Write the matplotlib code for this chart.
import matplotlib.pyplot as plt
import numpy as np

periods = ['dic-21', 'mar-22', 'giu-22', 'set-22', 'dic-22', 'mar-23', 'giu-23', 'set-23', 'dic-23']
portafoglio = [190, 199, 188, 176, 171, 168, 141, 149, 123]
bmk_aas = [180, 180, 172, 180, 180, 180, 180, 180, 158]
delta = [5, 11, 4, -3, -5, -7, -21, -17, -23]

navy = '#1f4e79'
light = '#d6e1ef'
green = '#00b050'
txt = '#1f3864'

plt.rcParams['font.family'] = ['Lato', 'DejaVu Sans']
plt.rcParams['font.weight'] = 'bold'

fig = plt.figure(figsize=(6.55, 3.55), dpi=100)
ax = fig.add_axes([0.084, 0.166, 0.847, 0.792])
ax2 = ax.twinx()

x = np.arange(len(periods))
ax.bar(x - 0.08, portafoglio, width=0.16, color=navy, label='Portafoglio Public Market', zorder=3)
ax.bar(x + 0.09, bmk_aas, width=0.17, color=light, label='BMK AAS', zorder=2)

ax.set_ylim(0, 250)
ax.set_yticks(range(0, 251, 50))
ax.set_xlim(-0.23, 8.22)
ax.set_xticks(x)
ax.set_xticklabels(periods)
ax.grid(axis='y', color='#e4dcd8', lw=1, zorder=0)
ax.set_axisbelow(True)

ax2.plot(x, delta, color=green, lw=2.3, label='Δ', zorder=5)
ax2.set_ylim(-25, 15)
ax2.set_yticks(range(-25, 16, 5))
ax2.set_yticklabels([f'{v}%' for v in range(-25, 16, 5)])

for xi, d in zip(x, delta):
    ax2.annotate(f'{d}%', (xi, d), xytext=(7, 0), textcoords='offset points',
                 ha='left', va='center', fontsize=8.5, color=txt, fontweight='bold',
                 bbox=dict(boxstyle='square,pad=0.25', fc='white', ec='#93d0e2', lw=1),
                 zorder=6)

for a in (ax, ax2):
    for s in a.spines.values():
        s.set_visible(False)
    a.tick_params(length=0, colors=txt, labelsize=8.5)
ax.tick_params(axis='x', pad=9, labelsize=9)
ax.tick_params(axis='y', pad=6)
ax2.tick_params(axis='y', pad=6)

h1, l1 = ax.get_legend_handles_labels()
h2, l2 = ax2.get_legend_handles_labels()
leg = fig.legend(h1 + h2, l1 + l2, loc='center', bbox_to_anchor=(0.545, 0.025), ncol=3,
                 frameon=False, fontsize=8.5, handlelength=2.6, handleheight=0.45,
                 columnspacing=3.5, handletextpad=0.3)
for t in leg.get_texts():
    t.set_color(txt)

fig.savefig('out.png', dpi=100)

━━━━━━━━━━━━━━━━━━━━

Exercise details:
Find the lines with the string "matplotlib" and reproduce them.

Output of the task:
Write the matplotlib code for this chart.
import matplotlib.pyplot as plt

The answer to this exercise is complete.